**Problem**
Filter the entries below, keeping only lines with the word "full".

[start Exercise input]

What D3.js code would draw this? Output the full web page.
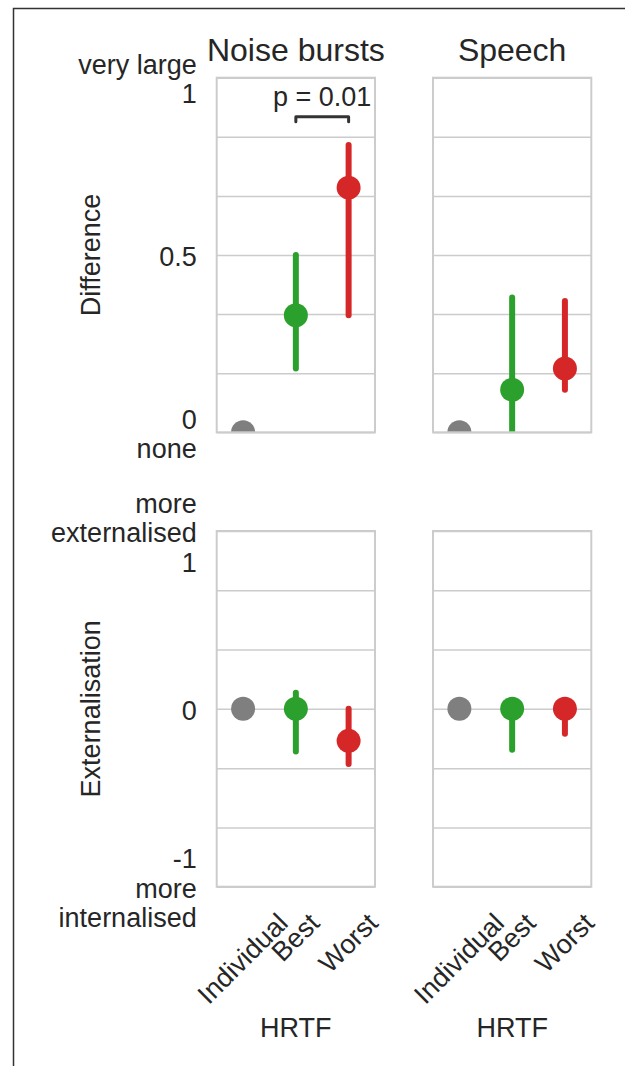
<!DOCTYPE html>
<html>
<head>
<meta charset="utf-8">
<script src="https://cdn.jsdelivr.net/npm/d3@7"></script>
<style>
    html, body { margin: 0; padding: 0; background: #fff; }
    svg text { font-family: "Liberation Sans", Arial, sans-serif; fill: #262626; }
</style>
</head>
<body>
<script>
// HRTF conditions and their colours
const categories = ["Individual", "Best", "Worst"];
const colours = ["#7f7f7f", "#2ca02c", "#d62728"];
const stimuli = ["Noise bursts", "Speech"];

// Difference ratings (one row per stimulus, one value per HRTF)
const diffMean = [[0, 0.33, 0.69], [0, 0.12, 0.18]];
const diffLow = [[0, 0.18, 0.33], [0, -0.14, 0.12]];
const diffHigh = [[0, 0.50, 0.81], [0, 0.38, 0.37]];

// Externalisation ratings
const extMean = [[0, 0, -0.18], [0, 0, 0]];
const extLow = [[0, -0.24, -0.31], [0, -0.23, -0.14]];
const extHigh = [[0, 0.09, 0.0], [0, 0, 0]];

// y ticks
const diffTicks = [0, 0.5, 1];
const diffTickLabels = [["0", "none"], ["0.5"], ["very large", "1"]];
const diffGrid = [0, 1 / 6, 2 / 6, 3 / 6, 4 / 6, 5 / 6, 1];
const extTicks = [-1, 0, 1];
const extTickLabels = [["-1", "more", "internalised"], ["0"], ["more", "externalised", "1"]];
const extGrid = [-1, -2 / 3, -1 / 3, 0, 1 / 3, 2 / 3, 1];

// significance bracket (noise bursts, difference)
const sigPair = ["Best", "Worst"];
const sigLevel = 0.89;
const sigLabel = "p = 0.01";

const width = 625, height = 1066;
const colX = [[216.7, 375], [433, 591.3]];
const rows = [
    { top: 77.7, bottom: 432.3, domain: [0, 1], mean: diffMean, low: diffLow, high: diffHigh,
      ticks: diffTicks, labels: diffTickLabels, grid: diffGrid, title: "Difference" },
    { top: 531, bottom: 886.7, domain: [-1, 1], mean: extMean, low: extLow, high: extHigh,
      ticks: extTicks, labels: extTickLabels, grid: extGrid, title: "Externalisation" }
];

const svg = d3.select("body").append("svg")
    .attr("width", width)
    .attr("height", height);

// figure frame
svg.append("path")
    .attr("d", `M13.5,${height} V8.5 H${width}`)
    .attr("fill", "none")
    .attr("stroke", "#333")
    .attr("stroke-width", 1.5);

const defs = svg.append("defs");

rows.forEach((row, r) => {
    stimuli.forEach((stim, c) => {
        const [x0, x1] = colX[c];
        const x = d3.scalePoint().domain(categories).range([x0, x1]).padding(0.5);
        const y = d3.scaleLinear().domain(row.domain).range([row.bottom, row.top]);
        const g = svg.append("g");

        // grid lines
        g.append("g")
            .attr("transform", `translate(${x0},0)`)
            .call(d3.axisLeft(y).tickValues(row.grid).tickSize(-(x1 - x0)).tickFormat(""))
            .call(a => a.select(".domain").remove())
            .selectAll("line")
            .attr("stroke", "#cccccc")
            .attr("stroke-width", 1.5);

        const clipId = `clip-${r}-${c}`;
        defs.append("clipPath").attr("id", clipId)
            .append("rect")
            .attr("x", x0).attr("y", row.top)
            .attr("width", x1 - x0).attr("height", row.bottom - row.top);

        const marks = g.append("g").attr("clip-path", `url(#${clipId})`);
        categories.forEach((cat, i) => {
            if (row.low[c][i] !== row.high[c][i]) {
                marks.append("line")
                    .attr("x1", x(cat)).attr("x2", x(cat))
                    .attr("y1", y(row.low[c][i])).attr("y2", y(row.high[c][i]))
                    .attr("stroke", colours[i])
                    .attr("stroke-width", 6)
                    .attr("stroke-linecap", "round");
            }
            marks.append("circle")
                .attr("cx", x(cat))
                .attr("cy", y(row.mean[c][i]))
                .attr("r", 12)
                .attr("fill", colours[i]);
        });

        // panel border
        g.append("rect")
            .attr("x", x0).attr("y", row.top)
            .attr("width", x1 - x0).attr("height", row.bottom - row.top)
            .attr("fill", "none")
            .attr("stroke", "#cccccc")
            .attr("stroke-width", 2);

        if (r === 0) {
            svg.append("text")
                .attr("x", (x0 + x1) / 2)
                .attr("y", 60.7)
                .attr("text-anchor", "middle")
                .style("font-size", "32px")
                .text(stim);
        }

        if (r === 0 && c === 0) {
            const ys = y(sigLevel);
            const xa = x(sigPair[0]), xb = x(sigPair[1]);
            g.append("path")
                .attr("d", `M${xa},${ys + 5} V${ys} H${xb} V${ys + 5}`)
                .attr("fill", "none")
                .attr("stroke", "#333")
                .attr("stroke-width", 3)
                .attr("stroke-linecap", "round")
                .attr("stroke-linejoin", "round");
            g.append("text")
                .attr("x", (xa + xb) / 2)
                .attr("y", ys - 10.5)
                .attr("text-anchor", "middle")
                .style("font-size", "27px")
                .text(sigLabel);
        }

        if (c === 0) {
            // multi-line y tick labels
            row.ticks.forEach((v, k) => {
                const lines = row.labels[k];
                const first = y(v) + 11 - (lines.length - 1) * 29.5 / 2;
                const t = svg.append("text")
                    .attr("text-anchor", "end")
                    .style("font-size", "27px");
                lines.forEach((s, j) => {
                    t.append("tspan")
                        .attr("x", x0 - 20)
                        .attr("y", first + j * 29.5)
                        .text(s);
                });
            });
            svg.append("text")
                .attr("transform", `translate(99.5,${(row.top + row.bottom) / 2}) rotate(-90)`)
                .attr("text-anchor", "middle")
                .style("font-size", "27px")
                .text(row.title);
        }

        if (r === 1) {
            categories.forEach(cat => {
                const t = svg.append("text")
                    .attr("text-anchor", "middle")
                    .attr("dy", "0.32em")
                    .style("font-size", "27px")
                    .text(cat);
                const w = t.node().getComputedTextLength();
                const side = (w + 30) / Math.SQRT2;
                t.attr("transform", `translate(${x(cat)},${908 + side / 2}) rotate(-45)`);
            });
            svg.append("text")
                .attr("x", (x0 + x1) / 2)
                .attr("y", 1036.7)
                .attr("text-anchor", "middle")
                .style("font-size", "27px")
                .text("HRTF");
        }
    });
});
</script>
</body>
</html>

[end Exercise input]
[start Exercise input]

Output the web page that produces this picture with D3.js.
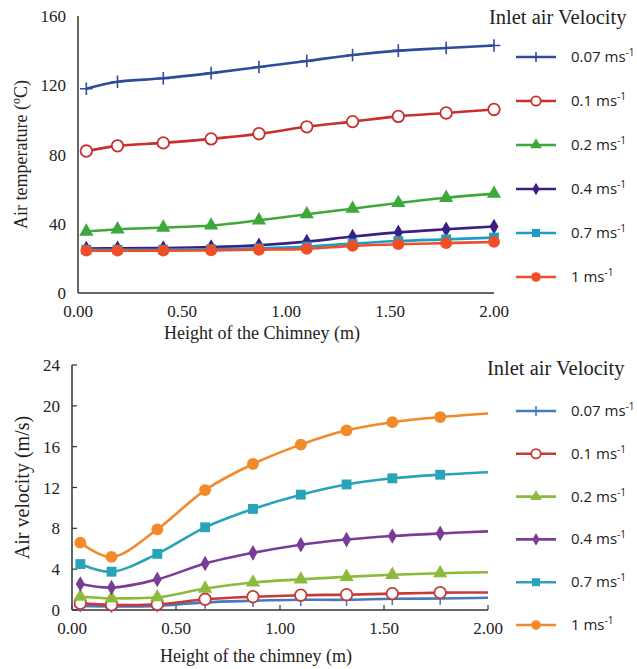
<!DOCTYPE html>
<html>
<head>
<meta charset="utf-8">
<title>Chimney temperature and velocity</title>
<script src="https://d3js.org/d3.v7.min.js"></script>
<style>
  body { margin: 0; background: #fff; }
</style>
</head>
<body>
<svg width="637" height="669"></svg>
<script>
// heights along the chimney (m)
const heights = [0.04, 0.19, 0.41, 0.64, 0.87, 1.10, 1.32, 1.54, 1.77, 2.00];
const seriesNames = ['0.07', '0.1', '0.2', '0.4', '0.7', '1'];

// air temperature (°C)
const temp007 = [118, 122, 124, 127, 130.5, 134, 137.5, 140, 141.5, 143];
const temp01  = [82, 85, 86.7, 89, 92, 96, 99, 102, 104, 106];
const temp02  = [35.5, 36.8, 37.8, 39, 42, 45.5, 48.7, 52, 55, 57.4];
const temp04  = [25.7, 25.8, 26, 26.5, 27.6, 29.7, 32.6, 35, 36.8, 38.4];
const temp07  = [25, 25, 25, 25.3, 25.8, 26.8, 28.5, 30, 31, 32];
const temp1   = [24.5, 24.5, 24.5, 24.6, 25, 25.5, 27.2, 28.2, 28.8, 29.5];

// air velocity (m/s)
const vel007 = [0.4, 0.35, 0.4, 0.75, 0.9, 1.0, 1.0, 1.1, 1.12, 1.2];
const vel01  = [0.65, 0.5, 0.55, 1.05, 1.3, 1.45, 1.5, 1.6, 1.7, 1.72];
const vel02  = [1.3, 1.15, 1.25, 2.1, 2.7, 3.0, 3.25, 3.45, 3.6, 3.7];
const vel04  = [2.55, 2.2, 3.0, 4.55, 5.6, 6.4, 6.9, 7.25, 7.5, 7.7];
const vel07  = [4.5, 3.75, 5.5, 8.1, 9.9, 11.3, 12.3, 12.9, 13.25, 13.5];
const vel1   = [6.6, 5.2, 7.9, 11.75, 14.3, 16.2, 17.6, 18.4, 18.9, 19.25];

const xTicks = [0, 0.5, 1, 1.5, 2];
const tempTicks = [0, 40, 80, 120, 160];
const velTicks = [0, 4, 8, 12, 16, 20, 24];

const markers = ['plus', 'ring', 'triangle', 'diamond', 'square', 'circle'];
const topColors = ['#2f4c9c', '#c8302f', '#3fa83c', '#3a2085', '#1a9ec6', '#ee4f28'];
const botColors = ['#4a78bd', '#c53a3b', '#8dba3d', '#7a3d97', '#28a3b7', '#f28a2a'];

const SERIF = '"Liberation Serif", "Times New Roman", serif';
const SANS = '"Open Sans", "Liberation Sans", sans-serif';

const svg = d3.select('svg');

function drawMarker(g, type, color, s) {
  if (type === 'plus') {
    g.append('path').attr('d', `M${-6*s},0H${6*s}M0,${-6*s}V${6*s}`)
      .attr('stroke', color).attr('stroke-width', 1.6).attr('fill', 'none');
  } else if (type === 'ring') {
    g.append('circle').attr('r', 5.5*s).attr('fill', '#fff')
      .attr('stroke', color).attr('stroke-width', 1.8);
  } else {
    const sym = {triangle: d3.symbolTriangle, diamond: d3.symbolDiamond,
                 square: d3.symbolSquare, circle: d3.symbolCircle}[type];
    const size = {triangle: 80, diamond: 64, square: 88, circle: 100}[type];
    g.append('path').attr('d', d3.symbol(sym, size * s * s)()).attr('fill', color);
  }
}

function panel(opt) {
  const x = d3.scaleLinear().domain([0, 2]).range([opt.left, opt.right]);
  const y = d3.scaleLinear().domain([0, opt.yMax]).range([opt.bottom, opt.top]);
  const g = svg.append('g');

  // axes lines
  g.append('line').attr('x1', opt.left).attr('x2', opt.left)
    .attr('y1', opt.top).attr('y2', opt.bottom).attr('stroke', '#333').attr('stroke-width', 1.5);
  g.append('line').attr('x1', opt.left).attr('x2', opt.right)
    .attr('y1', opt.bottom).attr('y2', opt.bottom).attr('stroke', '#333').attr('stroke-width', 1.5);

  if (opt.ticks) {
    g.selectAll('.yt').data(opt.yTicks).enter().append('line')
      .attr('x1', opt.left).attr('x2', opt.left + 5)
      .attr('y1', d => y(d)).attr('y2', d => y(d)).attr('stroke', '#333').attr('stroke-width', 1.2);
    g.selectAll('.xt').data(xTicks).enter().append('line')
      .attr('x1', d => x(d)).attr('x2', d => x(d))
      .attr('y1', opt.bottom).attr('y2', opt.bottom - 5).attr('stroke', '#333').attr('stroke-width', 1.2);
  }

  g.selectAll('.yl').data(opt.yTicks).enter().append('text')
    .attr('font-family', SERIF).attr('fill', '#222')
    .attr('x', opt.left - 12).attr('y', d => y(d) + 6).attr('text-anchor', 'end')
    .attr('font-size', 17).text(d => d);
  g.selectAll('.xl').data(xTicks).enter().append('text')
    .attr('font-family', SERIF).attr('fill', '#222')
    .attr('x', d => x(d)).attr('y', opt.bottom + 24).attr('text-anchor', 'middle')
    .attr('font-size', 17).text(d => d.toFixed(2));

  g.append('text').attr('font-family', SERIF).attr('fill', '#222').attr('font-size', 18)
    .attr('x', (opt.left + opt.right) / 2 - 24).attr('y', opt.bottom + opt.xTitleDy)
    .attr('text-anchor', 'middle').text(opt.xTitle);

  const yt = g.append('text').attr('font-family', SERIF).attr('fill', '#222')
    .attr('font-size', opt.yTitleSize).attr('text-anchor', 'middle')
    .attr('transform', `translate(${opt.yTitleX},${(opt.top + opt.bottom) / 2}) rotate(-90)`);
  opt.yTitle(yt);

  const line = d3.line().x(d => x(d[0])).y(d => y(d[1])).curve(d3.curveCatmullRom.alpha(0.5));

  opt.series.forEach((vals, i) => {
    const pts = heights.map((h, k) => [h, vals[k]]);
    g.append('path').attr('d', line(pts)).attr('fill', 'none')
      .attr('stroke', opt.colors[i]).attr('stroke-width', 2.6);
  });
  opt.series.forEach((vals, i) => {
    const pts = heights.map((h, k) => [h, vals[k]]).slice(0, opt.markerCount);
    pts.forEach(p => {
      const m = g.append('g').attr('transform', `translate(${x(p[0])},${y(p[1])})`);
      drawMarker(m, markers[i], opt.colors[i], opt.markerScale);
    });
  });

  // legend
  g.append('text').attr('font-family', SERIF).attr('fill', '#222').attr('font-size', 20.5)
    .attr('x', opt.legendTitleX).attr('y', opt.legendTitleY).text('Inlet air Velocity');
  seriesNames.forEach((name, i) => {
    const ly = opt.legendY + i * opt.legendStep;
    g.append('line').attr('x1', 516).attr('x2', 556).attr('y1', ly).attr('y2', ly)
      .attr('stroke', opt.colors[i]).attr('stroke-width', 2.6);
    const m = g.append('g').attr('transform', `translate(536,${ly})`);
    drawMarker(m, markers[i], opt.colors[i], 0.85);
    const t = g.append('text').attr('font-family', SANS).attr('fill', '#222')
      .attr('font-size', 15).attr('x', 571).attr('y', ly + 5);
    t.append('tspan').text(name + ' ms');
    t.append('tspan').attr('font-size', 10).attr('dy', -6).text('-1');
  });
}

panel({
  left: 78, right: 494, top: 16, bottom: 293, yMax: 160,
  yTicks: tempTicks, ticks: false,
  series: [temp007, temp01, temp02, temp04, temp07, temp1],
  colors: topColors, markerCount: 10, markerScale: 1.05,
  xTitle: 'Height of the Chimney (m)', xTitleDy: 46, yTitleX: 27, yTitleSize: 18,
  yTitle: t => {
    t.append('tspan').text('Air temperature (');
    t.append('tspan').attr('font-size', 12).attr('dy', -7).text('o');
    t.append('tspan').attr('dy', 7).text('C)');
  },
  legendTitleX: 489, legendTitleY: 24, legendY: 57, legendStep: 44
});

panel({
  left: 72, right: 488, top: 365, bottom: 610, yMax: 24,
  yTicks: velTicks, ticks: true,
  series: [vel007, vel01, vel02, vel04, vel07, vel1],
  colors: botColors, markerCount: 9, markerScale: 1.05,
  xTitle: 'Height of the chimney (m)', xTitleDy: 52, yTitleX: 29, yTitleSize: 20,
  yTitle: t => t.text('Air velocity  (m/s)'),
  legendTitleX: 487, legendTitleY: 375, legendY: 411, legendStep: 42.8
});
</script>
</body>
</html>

[end Exercise input]
[start Exercise input]

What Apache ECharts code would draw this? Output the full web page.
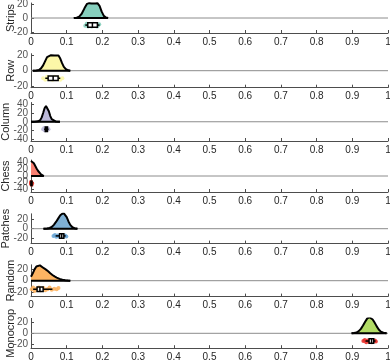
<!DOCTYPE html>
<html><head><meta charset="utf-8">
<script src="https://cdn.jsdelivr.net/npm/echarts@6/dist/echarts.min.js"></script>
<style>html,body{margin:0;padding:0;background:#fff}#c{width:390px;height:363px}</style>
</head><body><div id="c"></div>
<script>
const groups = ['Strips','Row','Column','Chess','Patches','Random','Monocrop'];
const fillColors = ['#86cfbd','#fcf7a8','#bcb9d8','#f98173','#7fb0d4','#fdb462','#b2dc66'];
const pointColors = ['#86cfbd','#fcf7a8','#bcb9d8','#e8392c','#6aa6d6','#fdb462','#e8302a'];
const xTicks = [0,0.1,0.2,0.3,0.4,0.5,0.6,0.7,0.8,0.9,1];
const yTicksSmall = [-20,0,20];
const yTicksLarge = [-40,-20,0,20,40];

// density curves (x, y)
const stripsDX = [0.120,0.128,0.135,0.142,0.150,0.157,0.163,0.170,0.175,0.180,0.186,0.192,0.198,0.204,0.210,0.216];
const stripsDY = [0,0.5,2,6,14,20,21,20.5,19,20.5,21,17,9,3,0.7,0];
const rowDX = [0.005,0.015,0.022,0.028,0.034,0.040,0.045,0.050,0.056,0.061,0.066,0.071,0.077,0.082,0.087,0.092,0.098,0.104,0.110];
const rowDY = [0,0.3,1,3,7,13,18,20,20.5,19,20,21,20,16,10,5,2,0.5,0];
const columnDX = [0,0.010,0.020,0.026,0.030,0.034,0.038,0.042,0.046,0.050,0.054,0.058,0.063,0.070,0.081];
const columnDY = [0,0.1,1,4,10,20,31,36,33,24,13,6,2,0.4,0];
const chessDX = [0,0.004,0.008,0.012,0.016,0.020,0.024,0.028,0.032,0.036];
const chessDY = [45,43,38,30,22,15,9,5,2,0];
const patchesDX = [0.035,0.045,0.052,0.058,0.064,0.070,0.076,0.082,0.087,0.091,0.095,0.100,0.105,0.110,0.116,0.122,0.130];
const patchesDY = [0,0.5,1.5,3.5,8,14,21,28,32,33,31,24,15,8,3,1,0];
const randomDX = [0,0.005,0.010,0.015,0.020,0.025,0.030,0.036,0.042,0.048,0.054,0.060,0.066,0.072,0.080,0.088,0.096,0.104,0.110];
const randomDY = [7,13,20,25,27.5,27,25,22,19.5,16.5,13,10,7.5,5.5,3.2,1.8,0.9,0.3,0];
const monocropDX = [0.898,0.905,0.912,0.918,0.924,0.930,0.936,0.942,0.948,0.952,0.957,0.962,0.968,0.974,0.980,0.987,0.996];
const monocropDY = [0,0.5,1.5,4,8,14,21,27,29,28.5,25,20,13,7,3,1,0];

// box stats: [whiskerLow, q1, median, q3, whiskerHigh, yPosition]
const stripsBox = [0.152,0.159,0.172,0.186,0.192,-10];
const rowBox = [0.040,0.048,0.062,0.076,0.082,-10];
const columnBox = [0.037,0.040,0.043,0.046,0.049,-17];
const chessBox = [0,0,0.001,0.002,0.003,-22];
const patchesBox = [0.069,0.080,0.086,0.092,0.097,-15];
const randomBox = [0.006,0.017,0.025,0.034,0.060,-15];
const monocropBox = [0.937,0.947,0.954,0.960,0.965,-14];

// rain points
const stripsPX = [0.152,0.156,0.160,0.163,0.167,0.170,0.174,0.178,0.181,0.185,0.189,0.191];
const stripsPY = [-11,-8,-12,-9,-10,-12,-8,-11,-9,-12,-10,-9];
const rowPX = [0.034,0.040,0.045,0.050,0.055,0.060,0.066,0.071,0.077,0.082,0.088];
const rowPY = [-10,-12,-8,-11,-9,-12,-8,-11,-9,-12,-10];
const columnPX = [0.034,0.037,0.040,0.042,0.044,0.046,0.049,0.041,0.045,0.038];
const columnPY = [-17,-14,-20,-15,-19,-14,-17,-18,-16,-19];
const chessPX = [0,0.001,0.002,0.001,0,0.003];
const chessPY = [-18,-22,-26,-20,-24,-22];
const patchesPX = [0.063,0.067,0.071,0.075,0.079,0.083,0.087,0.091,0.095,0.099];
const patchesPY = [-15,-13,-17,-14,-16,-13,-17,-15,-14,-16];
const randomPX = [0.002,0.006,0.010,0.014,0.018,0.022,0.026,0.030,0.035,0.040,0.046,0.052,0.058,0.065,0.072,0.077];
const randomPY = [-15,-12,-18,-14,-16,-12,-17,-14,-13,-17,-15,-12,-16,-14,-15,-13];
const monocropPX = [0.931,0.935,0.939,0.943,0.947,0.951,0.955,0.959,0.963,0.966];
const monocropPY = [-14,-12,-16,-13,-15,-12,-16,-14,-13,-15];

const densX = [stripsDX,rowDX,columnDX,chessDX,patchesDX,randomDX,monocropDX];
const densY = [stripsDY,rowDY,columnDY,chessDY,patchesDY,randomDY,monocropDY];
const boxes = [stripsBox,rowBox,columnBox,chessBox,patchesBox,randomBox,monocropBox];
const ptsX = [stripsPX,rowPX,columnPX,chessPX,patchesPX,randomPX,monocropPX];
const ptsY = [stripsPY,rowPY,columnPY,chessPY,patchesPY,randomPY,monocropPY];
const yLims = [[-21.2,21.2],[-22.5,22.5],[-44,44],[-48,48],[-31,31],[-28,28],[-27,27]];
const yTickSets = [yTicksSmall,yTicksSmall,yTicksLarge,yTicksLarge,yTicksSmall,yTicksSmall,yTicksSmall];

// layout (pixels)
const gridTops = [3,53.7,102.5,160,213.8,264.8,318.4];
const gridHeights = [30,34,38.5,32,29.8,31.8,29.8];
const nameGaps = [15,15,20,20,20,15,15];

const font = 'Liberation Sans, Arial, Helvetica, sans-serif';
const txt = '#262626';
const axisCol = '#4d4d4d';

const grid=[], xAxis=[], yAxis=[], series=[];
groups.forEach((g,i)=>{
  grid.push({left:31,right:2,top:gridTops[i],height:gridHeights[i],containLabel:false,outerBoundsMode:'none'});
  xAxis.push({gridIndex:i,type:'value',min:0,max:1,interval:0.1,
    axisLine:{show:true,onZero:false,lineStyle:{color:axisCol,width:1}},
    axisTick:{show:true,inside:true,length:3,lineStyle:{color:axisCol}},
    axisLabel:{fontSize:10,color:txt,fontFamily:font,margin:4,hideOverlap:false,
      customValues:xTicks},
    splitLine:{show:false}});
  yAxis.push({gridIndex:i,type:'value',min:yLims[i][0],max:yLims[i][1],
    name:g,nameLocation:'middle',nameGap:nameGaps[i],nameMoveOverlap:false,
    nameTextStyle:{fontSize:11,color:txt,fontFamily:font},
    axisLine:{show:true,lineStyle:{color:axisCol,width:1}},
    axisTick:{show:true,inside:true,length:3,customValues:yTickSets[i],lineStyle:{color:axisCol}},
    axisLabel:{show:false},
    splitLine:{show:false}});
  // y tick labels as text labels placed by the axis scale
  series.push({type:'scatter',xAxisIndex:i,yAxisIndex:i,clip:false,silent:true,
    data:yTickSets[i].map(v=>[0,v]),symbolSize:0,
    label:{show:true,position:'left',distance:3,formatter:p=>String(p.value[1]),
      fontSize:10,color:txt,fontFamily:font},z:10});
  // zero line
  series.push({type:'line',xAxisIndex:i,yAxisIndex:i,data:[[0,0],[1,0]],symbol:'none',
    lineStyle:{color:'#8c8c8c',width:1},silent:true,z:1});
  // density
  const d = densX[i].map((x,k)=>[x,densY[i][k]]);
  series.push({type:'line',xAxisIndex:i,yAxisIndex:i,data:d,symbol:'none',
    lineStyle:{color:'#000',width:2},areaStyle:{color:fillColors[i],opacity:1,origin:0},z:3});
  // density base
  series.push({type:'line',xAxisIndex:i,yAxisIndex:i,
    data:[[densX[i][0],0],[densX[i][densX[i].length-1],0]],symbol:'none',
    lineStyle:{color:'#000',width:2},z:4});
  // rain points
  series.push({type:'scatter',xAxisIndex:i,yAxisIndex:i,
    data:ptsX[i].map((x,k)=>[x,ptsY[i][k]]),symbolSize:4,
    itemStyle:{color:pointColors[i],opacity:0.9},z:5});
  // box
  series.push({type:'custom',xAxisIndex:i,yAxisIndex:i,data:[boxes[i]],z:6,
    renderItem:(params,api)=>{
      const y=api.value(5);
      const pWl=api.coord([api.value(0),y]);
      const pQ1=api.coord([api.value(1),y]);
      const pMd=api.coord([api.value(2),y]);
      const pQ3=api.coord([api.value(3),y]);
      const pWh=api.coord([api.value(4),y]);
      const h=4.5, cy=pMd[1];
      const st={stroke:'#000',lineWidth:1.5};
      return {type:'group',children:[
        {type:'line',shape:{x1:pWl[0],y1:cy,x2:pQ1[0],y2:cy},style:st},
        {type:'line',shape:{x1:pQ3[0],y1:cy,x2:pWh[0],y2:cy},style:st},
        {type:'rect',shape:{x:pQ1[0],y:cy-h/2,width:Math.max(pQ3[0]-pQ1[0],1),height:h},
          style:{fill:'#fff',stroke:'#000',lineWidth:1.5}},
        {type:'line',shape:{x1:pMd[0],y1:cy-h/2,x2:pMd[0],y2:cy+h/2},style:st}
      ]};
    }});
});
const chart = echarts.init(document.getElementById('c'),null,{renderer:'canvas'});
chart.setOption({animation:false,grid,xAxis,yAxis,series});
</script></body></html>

[end Exercise input]

**Solution to this problem**
What D3.js code would draw this? Output the full web page.
What Apache ECharts code would draw this? Output the full web page.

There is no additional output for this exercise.